I will never forget that night. I was in Springfield, having just given a public lecture on behalf of the nonprofit Strong Towns. I was homesick for my family, especially my two daughters, who were roughly the same ages as the pair of young girls who had been struck. It was 10 days before Christmas. My heart ached, and it still does, for Sagrario Gonzalez.
It was not her fault.
What happened that night on State Street seems obvious. In a karmic world where we all, to one degree or another, must live with the consequences of our decisions, it's easy to see how Gonzalez made a series of bad choices.

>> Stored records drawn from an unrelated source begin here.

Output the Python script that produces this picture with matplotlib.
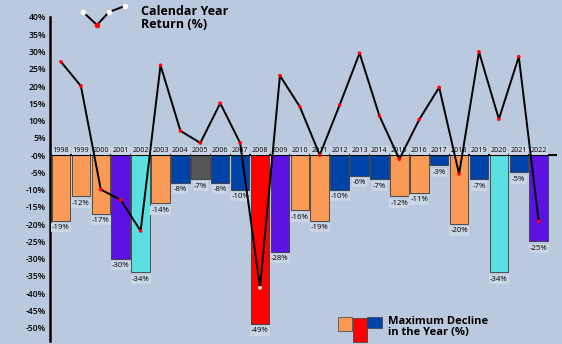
import matplotlib
matplotlib.use("Agg")
import matplotlib.pyplot as plt
from matplotlib.patches import Rectangle
from matplotlib.lines import Line2D

plt.rcParams['font.family'] = ['Open Sans', 'DejaVu Sans']

years = list(range(1998, 2023))
annual_return = [27, 20, -10, -13, -22, 26, 7, 3.5, 15, 3.5, -38.5, 23, 14, 0,
                 14.5, 29.5, 11.3, -1.2, 10.3, 19.6, -5.5, 29.9, 10.4, 28.5, -19.2]
max_decline = [-19, -12, -17, -30, -34, -14, -8, -7, -8, -10, -49, -28, -16, -19,
               -10, -6, -7, -12, -11, -3, -20, -7, -34, -5, -25]
decline_kind = ['o', 'o', 'o', 'p', 'c', 'o', 'b', 'g', 'b', 'b', 'r', 'p', 'o', 'o',
                'b', 'b', 'b', 'o', 'o', 'b', 'o', 'b', 'c', 'b', 'p']
y_ticks = list(range(40, -55, -5))

palette = {'o': '#F99A56', 'p': '#5B12E3', 'c': '#5CDFE0', 'b': '#0043A8',
           'g': '#555555', 'r': '#FF0000'}
bg = '#BAC9DE'
box = dict(boxstyle='square,pad=0.15', fc='#CAD6E6', ec='none')

W, H = 562, 344
fig = plt.figure(figsize=(W / 100, H / 100), dpi=100, facecolor=bg)


def fx(px):
    return px / W


def fy(py):
    return 1 - py / H


ax = fig.add_axes([fx(50), fy(341), fx(557) - fx(50), fy(17) - fy(341)])
ax.set_facecolor(bg)
ax.set_xlim(-0.553, 24.92)
ax.set_ylim(-53.9, 40)

xs = list(range(len(years)))
ax.bar(xs, max_decline, width=0.93, color=[palette[k] for k in decline_kind],
       edgecolor='#3a3a3a', linewidth=0.6, zorder=2)
ax.axhline(0, color='black', lw=1.5, zorder=3)

for i, (yr, d) in enumerate(zip(years, max_decline)):
    ax.text(i, 1.2, str(yr), ha='center', va='center', fontsize=5.2,
            bbox=box, zorder=4)
    ax.text(i, d - 2.0, '%d%%' % d, ha='center', va='center', fontsize=5.6,
            bbox=box, zorder=4)

ax.plot(xs, annual_return, color='black', lw=1.4, zorder=5)
marker_colors = ['white' if yr == 2008 else 'red' for yr in years]
ax.scatter(xs, annual_return, s=7, c=marker_colors, zorder=6, linewidths=0)

ax.set_yticks(y_ticks)
ax.set_yticklabels(['-0%' if t == 0 else '%d%%' % t for t in y_ticks],
                   fontsize=6.2, fontweight='semibold')
ax.tick_params(axis='y', length=0, pad=3)
ax.set_xticks([])
for side in ['top', 'right', 'bottom']:
    ax.spines[side].set_visible(False)
ax.spines['left'].set_linewidth(1.8)

# legend for the yearly return line
lx = [83, 97, 109, 125]
ly = [12, 25, 12, 6]
fig.add_artist(Line2D([fx(v) for v in lx], [fy(v) for v in ly], color='black', lw=1.4))
for i in range(4):
    fig.add_artist(Line2D([fx(lx[i])], [fy(ly[i])], marker='o', markersize=4,
                          markeredgewidth=0, color='red' if i == 1 else 'white'))
fig.text(fx(141), fy(18), 'Calendar Year\nReturn (%)', ha='left', va='center',
         fontsize=9, fontweight='bold', linespacing=0.95)

# legend for the maximum decline bars
fig.add_artist(Rectangle((fx(338), fy(331)), fx(14), fy(317) - fy(331),
                         fc=palette['o'], ec='#3a3a3a', lw=0.5))
fig.add_artist(Rectangle((fx(353), fy(342)), fx(14), fy(318) - fy(342),
                         fc=palette['r'], ec='#3a3a3a', lw=0.5))
fig.add_artist(Rectangle((fx(367), fy(328)), fx(15), fy(317) - fy(328),
                         fc=palette['b'], ec='#3a3a3a', lw=0.5))
fig.text(fx(388), fy(327), 'Maximum Decline\nin the Year (%)', ha='left', va='center',
         fontsize=8, fontweight='bold', linespacing=0.95)

fig.savefig('out.png', dpi=100, facecolor=bg)
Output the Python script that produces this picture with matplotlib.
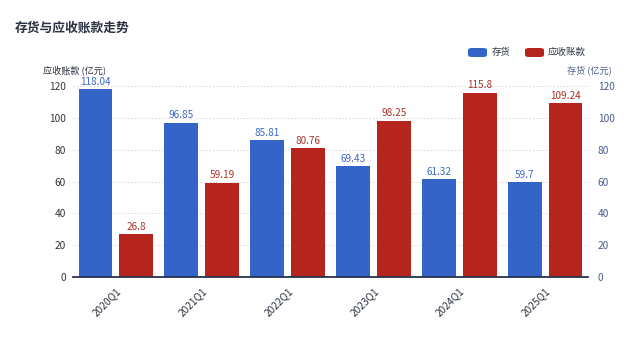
import matplotlib
matplotlib.use("Agg")
import matplotlib.pyplot as plt
from matplotlib.patches import FancyBboxPatch
import numpy as np

plt.rcParams['font.family'] = ['Noto Sans CJK SC', 'DejaVu Sans']

quarters = ["2020Q1", "2021Q1", "2022Q1", "2023Q1", "2024Q1", "2025Q1"]
inventory = [118.04, 96.85, 85.81, 69.43, 61.32, 59.7]
receivables = [26.8, 59.19, 80.76, 98.25, 115.8, 109.24]
y_ticks = [0, 20, 40, 60, 80, 100, 120]

blue = "#3564C8"
red = "#B5251D"
blue_txt = "#3D69C2"
red_txt = "#A93328"

fig = plt.figure(figsize=(6.4, 3.47), dpi=100)
ax = fig.add_axes([73 / 640, 1 - 277 / 347, 515 / 640, 191 / 347])

x = np.arange(len(quarters))
w = 0.395
off = 0.238
ax.bar(x - off, inventory, w, color=blue, zorder=3)
ax.bar(x + off, receivables, w, color=red, zorder=3)

for xi, v in zip(x, inventory):
    ax.text(xi - off, v + 1.5, f"{v:g}", ha="center", va="bottom",
            fontsize=7.2, color=blue_txt, zorder=4)
for xi, v in zip(x, receivables):
    ax.text(xi + off, v + 1.5, f"{v:g}", ha="center", va="bottom",
            fontsize=7.2, color=red_txt, zorder=4)

ax.set_xlim(-0.5, len(quarters) - 0.5)
ax.set_ylim(0, 120)
ax.set_yticks(y_ticks)
ax.tick_params(axis="y", length=0, pad=5, labelsize=7.3, labelcolor="#333333")
ax.set_xticks(x)
ax.set_xticklabels(quarters, rotation=45, ha="right", rotation_mode="anchor",
                   fontsize=7.3, color="#2b3140")
ax.tick_params(axis="x", length=0, pad=6)

for s in ["top", "right", "left"]:
    ax.spines[s].set_visible(False)
ax.spines["bottom"].set_color("#26324f")
ax.spines["bottom"].set_linewidth(1.3)
ax.spines["bottom"].set_zorder(5)

ax.yaxis.grid(True, linestyle=(0, (1.5, 2)), color="#d8d8d8", linewidth=0.7, zorder=0)
ax.set_axisbelow(True)

ax2 = ax.twinx()
ax2.set_ylim(0, 120)
ax2.set_yticks(y_ticks)
ax2.tick_params(axis="y", length=0, pad=7, labelsize=7.3, labelcolor="#4a5a8c")
for s in ["top", "right", "left", "bottom"]:
    ax2.spines[s].set_visible(False)

fig.text(15 / 640, 1 - 28 / 347, "存货与应收账款走势", fontsize=9.2, fontweight="bold",
         color="#2a3142", va="center", ha="left")
fig.text(43 / 640, 1 - 70 / 347, "应收账款 (亿元)", fontsize=6.6, color="#2b3140",
         va="center", ha="left")
fig.text(612 / 640, 1 - 70 / 347, "存货 (亿元)", fontsize=6.6, color="#4a5a8c",
         va="center", ha="right")

# legend with rounded swatches
def swatch(x0, color):
    p = FancyBboxPatch((x0 / 640, 1 - 57 / 347), 19 / 640, 9 / 347,
                       boxstyle="round,pad=0,rounding_size=0.006",
                       transform=fig.transFigure, facecolor=color,
                       edgecolor="none")
    fig.patches.append(p)

swatch(468, blue)
fig.text(492 / 640, 1 - 52 / 347, "存货", fontsize=6.8, color="#2b3140", va="center")
swatch(525, red)
fig.text(548 / 640, 1 - 52 / 347, "应收账款", fontsize=6.8, color="#2b3140", va="center")

fig.savefig("out.png", dpi=100, facecolor="white")
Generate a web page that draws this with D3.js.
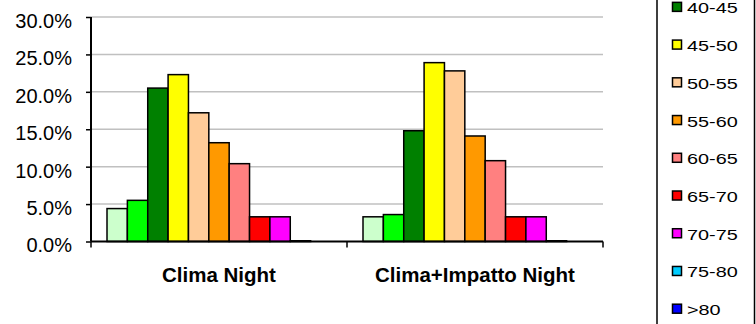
<!DOCTYPE html>
<html>
<head>
<meta charset="utf-8">
<script src="https://cdn.jsdelivr.net/npm/d3@7"></script>
<style>
html,body{margin:0;padding:0;background:#fff;}
svg{display:block;}
</style>
</head>
<body>
<svg id="chart" width="756" height="324"></svg>
<script>
const categories = ["Clima Night", "Clima+Impatto Night"];
const seriesNames = ["<35", "35-40", "40-45", "45-50", "50-55", "55-60", "60-65", "65-70", "70-75", "75-80", ">80"];
const seriesColors = ["#CCFFCC", "#00FF00", "#008000", "#FFFF00", "#FFCC99", "#FF9900", "#FF8080", "#FF0000", "#FF00FF", "#00CCFF", "#0000FF"];
const valuesClima = [0.044, 0.055, 0.205, 0.223, 0.172, 0.132, 0.104, 0.033, 0.033, 0.001, 0.0];
const valuesImpatto = [0.033, 0.036, 0.148, 0.239, 0.228, 0.141, 0.108, 0.033, 0.033, 0.001, 0.0];
const yTicks = [0, 0.05, 0.10, 0.15, 0.20, 0.25, 0.30];

const values = [valuesClima, valuesImpatto];
const svg = d3.select("#chart");

const plotLeft = 91, plotRight = 603, plotTop = 17, plotBottom = 241.5;

const y = d3.scaleLinear().domain([0, 0.30]).range([plotBottom, plotTop]);
const x0 = d3.scaleBand().domain(categories).range([plotLeft, plotRight]).paddingInner(0).paddingOuter(0);
const x1 = d3.scaleBand().domain(seriesNames).range([0, x0.bandwidth()]).paddingInner(0).paddingOuter(0.786);
const color = d3.scaleOrdinal().domain(seriesNames).range(seriesColors);

// gridlines
svg.append("g").selectAll("line").data(yTicks.filter(d => d > 0)).join("line")
  .attr("x1", plotLeft).attr("x2", plotRight)
  .attr("y1", d => y(d)).attr("y2", d => y(d))
  .attr("stroke", "#c0c0c0").attr("stroke-width", 1.5);

// bars
const groups = svg.append("g").selectAll("g").data(categories).join("g")
  .attr("transform", d => `translate(${x0(d)},0)`);
groups.selectAll("rect").data((c, i) => seriesNames.map((s, j) => ({s, v: values[i][j]})))
  .join("rect")
  .filter(d => d.v > 0)
  .attr("x", d => x1(d.s))
  .attr("width", x1.bandwidth())
  .attr("y", d => y(d.v))
  .attr("height", d => y(0) - y(d.v))
  .attr("fill", d => color(d.s))
  .attr("stroke", "#000").attr("stroke-width", 1.5);

// y axis
const yAxis = d3.axisLeft(y).tickValues(yTicks).tickFormat(d3.format(".1%")).tickSize(5).tickPadding(14);
const gy = svg.append("g").attr("transform", `translate(${plotLeft},0)`).call(yAxis);
gy.select(".domain").attr("stroke", "#000").attr("stroke-width", 2).attr("d", `M0,${plotTop}V${plotBottom}`);
gy.selectAll(".tick line").attr("stroke", "#000").attr("stroke-width", 1.5);
gy.selectAll(".tick text").attr("font-family", "Arial, 'Liberation Sans', sans-serif").attr("font-size", 20).attr("fill", "#000").attr("dy", "0.52em");

// x axis
const xAxis = d3.axisBottom(x0).tickSize(0).tickFormat("");
const gx = svg.append("g").attr("transform", `translate(0,${plotBottom})`).call(xAxis);
gx.select(".domain").attr("stroke", "#000").attr("stroke-width", 2).attr("d", `M${plotLeft},0H${plotRight}`);
const bounds = [plotLeft, x0(categories[1]), plotRight];
gx.selectAll("line.sep").data(bounds).join("line").attr("class", "sep")
  .attr("x1", d => d).attr("x2", d => d).attr("y1", 0).attr("y2", 6)
  .attr("stroke", "#000").attr("stroke-width", 1.5);
svg.append("g").selectAll("text").data(categories).join("text")
  .attr("x", d => x0(d) + x0.bandwidth() / 2)
  .attr("y", 281.5)
  .attr("text-anchor", "middle")
  .attr("font-family", "Arial, 'Liberation Sans', sans-serif")
  .attr("font-weight", "bold").attr("font-size", 20.5)
  .attr("fill", "#000")
  .text(d => d);

// legend (box extends beyond the visible area, as in the reference; entries above the top edge are clipped)
const legY = d3.scalePoint().domain(seriesNames).range([-68.6, 308.7]);
svg.append("rect").attr("x", 657).attr("y", -120).attr("width", 97.5).attr("height", 500)
  .attr("fill", "#fff").attr("stroke", "#000").attr("stroke-width", 1.5);
const li = svg.append("g").selectAll("g").data(seriesNames.filter(d => legY(d) > 0)).join("g")
  .attr("transform", d => `translate(0,${legY(d)})`);
li.append("rect").attr("x", 672.5).attr("y", -4.5).attr("width", 9).attr("height", 9)
  .attr("fill", d => color(d)).attr("stroke", "#000").attr("stroke-width", 1.5);
li.append("text")
  .attr("transform", "translate(687,6.5) scale(1.28,1)")
  .attr("font-family", "Arial, 'Liberation Sans', sans-serif").attr("font-size", 15.5)
  .attr("fill", "#000")
  .text(d => d);
</script>
</body>
</html>
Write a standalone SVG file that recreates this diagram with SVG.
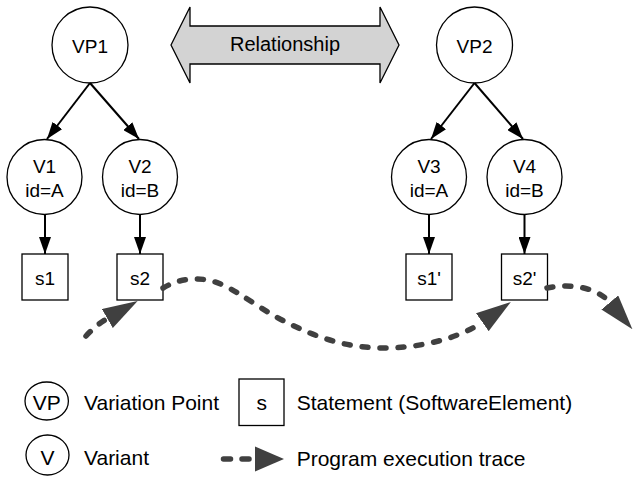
<svg xmlns="http://www.w3.org/2000/svg" width="639" height="486" viewBox="0 0 639 486">
  <style>
    .node { fill: #ffffff; stroke: #000000; stroke-width: 1.3; }
    .lbl { font-family: "Liberation Sans", Arial, sans-serif; font-size: 19px; fill: #000000; text-anchor: middle; }
    .leg { font-family: "Liberation Sans", Arial, sans-serif; font-size: 21px; fill: #000000; }
    .conn { fill: none; stroke: #000000; stroke-width: 2; marker-end: url(#blackHead); }
    .trace { fill: none; stroke: #404040; stroke-width: 5.5; stroke-linecap: round; stroke-dasharray: 6 12; marker-end: url(#traceHead); }
  </style>
  <defs>
    <marker id="blackHead" markerUnits="userSpaceOnUse" markerWidth="17" markerHeight="12" viewBox="0 0 17 12" refX="17" refY="6" orient="auto">
      <path d="M0,0 L17,6 L0,12 z" fill="#000000"/>
    </marker>
    <marker id="traceHead" markerUnits="userSpaceOnUse" markerWidth="35" markerHeight="22" viewBox="0 0 35 22" refX="0" refY="11" orient="auto">
      <path d="M0,0 L35,11 L0,22 z" fill="#404040"/>
    </marker>
  </defs>
  <rect x="0" y="0" width="639" height="486" fill="#ffffff"/>

  <g id="relationship">
    <polygon points="171,45 190,7 190,26 380,26 380,7 399,45 380,83 380,64 190,64 190,83" fill="#d3d3d3" stroke="#000000" stroke-width="1.3"/>
    <text class="lbl" x="285" y="51" style="font-size:20px">Relationship</text>
  </g>

  <g id="VP1">
    <circle class="node" cx="90" cy="45" r="38"/>
    <text class="lbl" x="90" y="52.5">VP1</text>
  </g>
  <g id="VP2">
    <circle class="node" cx="474.5" cy="45" r="38"/>
    <text class="lbl" x="474.5" y="52.5">VP2</text>
  </g>

  <g id="V1">
    <circle class="node" cx="44.5" cy="177" r="37.5"/>
    <text class="lbl" x="44.5" y="173">V1</text>
    <text class="lbl" x="44.5" y="196.5">id=A</text>
  </g>
  <g id="V2">
    <circle class="node" cx="140" cy="177" r="37.5"/>
    <text class="lbl" x="140" y="173">V2</text>
    <text class="lbl" x="140" y="196.5">id=B</text>
  </g>
  <g id="V3">
    <circle class="node" cx="429" cy="177" r="37.5"/>
    <text class="lbl" x="429" y="173">V3</text>
    <text class="lbl" x="429" y="196.5">id=A</text>
  </g>
  <g id="V4">
    <circle class="node" cx="524.5" cy="177" r="37.5"/>
    <text class="lbl" x="524.5" y="173">V4</text>
    <text class="lbl" x="524.5" y="196.5">id=B</text>
  </g>

  <g id="s1">
    <rect class="node" x="22" y="254" width="46" height="46"/>
    <text class="lbl" x="45" y="284.5">s1</text>
  </g>
  <g id="s2">
    <rect class="node" x="117" y="254" width="46" height="46"/>
    <text class="lbl" x="140" y="284.5">s2</text>
  </g>
  <g id="s1p">
    <rect class="node" x="406" y="254" width="46" height="46"/>
    <text class="lbl" x="429" y="284.5">s1'</text>
  </g>
  <g id="s2p">
    <rect class="node" x="501.5" y="254" width="46" height="46"/>
    <text class="lbl" x="524.5" y="284.5">s2'</text>
  </g>

  <g id="connectors">
    <line class="conn" x1="90" y1="83" x2="47" y2="139"/>
    <line class="conn" x1="90" y1="83" x2="139" y2="139"/>
    <line class="conn" x1="474.5" y1="83" x2="431" y2="139"/>
    <line class="conn" x1="474.5" y1="83" x2="523" y2="139"/>
    <line class="conn" x1="45" y1="214.5" x2="45" y2="254"/>
    <line class="conn" x1="140" y1="214.5" x2="140" y2="254"/>
    <line class="conn" x1="429" y1="214.5" x2="429" y2="254"/>
    <line class="conn" x1="524.5" y1="214.5" x2="524.5" y2="254"/>
  </g>

  <g id="trace">
    <path class="trace" d="M86,336 Q96,325 107.3,318.5"/>
    <path class="trace" d="M163,288 C175,281 185,279 197,279 C225,279 245,300 280,319 C320,340 350,348 385,348 C420,348 460,338 482.3,322.2"/>
    <path class="trace" d="M547,288 C565,284 595,285 609.8,302.5"/>
  </g>

  <g id="legend">
    <ellipse class="node" cx="46.7" cy="401" rx="21.7" ry="19"/>
    <text class="leg" x="46.7" y="410" text-anchor="middle">VP</text>
    <text class="leg" x="84" y="410">Variation Point</text>
    <rect class="node" x="239" y="379" width="45" height="46.5"/>
    <text class="leg" x="261.7" y="410" text-anchor="middle">s</text>
    <text class="leg" x="296.7" y="410">Statement (SoftwareElement)</text>
    <ellipse class="node" cx="47.5" cy="455" rx="21.5" ry="20"/>
    <text class="leg" x="47.5" y="465" text-anchor="middle">V</text>
    <text class="leg" x="84" y="465">Variant</text>
    <path d="M223.5,459 L252,459" fill="none" stroke="#404040" stroke-width="5.5" stroke-linecap="round" stroke-dasharray="7 11.5"/>
    <polygon points="255,446.5 284,459 255,471.5" fill="#404040"/>
    <text class="leg" x="296.7" y="465.5">Program execution trace</text>
  </g>
</svg>
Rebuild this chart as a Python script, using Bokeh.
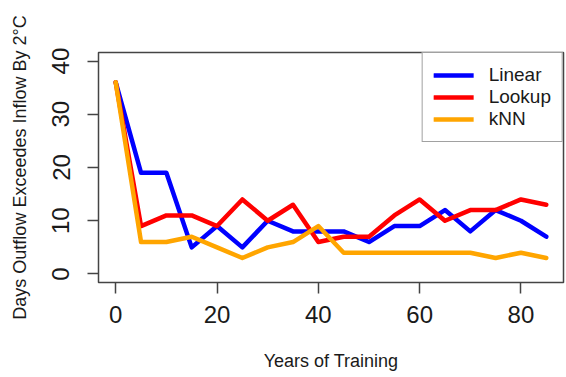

She could have walked to the traffic signal, but she didn't. Traveling four feet per second with two kids in tow, it would have taken her roughly one minute and ten seconds to get there. Depending on her luck, she might not have had to wait at all to cross if the light happened to be green in her direction. If it was red, she might have been there another minute, perhaps longer. It would have taken an additional minute and ten seconds to walk back along the opposite sidewalk. To walk to the signal instead of crossing directly meant it would take an additional two to four minutes to get to her car.
Two to four minutes. That is what was saved by crossing directly in the middle of the block instead of walking to the signal — one dead, one seriously injured, and lives forever damaged. It seems like an extraordinarily high price to pay for what could casually be described as impatience.
That's not to suggest that crossing the street mid-block was effortless. To cross in front of the library, Gonzalez had to walk around a row of shrubs. To reach the street, she also needed to step over a small fence, nothing more than a couple of decorative chains hanging between posts. These obstacles were put there to discourage people from crossing in this location, a fact that is self-evident to anyone who chooses that route.
We can think of these obstacles as a warning: DO NOT CROSS HERE. Gonzalez did not heed this clear warning.
From curb to curb, State Street is 40 feet wide in this location. At a normal walking speed, the three of them would be exposed to traffic for at least 12 seconds, assuming that they could proceed in one smooth crossing.
That is 12 seconds in an area where Gonzalez knew that a traffic signal would not be stopping oncoming traffic. She also had to have known that at least some of these drivers might not anticipate people crossing mid-block, especially at that hour. Those drivers would not be alert for the possibility that she and the girls would be there.
Of the four lanes on State Street, two convey traffic to the north and two to the south. Crossing safely here requires one to time a gap within the multidirectional traffic flow, a task made more difficult at night. What often happens in these situations is that the person crossing can anticipate the gap only in the two nearest lanes. They venture out and often find themselves trapped in a traffic lane, fully exposed, waiting for the furthest two lanes to provide the gap that they need to finish the crossing.
Sagrario Gonzalez had done this crossing many times. She knew all of this. Everyone in Springfield knows this, and most of us, if we visited the site and looked at it, would intuitively understand it as well.